Ford posted an adjusted EPS of 38 cents in the quarter which was slightly higher than the 37 cents that analysts were expecting. Its adjusted EBIT was $2.3 billion in the quarter. However, the company posted a net loss of $3.1 billion in the quarter. The net loss was driven by the fall in Rivian stock. Ford is among the top Rivian investors and the value of its stake fell to $5.1 billion at the end of March, which was less than half of $10.6 billion at the end of December.

Rivian investment

Rivian stock has plummeted this year and according to the accounting rules, Ford has to report the mark-to-market gains and losses. Amazon also booked billions of dollars of losses on its Rivian investment in the first quarter. Both these companies had booked massive gains in the fourth quarter after Rivian’s strong listing. Ford declined to comment on the Rivian investment during the earnings call.

Ford maintained its guidance

Despite the global macroeconomic situation having worsened since its previous earnings release, Ford maintained its 2022 guidance of $11.5-$12.5 billion. It said that its manufacturing improved in March after the big dip in the previous two months. Notably, due to the chip shortage alone, the company added 53,000 cars to its inventory. These are fully built cars but for chips. Due to the increased investment toward working capital, the company generated negative free cash flows of $600 million in the quarter,

It added, “The company has committed to reaching worldwide EV manufacturing capacity of at least 600,000 by the end of 2023, for which it’s ramping up battery supplies, on the way to making more than two million EVs annually by the end of 2026.”

Ford has restructured operations

Earlier this year, Ford restructured its business operations and separated the legacy ICE (internal combustion engine) business from the electric vehicle business. It has become the first legacy automaker to take this decision.

The ICE business, which has been renamed Ford Blue, would work towards lowering costs. Here it is worth noting that Ford Blue would provide manufacturing and engineering capacity for the entire company, including the electric car business, which has been renamed Ford Model e.

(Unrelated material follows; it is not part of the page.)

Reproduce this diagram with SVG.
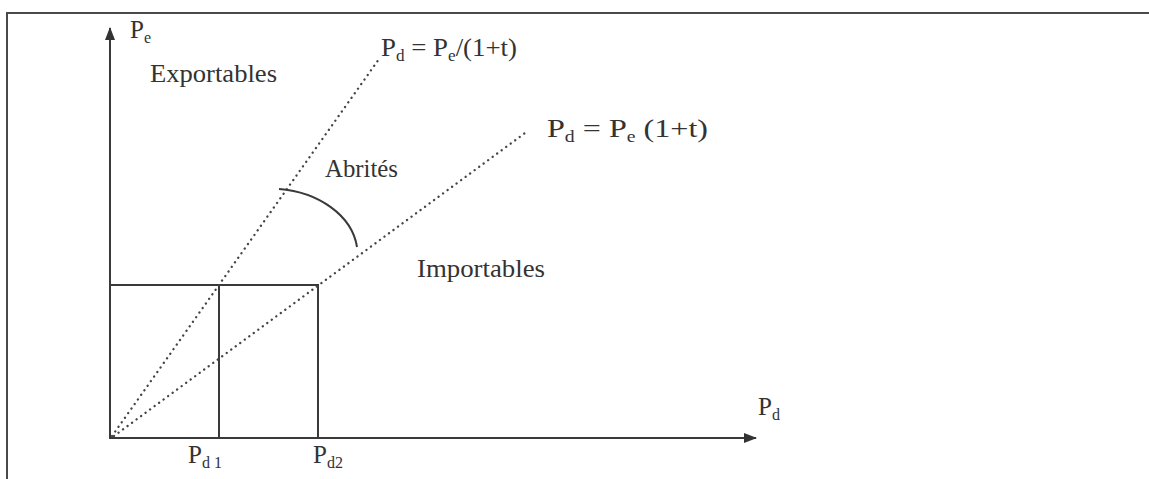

During the first-quarter earnings call, Ford’s CEO Jim Farley said, “Ford Blue’s mission is to deliver a more vibrant and profitable ICE business, a business that’s going to serve in the short term as our profit and cash engine for the entire enterprise.” The company would channel most of its investments toward Ford Model e which would help it scale up EV production as well as invest more in autonomous driving.

Electric vehicles

F has also increased its investments toward electric cars and would now spend $50 billion by 2026. It expects to sell 2 million EVs by that year and by 2030, it is forecasting that half of its vehicles would be electric. It is also working to improve the margins and is targeting a company-wide adjusted EBIT margin of 10% by 2026. Meanwhile, some analysts especially Adam Jonas of Morgan Stanley doubt that the company would be able to scale up production that quickly amid the global shortage of key inputs.

Ford stock forecast

Wall Street analysts have a mixed forecast for F stock. It has received 11 buys, nine holds, and three sell ratings from the analysts polled by CNN Business. The stock has a median target price of $18.50 which is a premium of 32% over current prices. Analysts have been lowering Ford’s target price amid concerns over rising inflation and supply chain issues.

F stock long term forecast

The long-term forecast for Ford stock looks bullish. The company’s electric models have been getting a good response. It is scaling up its EV production which would add long-term value. It has already got the first-mover advantage in electric pickups with its best-selling F-150. Tesla delayed the launch of its pickup model Cybertruck to 2023 due to the chip shortage.

Ford stock looks a good buy

F stock looks like a buy looking at its strong growth outlook and the focus on profitability. The stock trades at an NTM (next-12 months) PE multiple of around 6.5x which looks quite reasonable. It has also reinstated the dividend and now has a dividend yield of 2.8%, which is higher than the S&P 500.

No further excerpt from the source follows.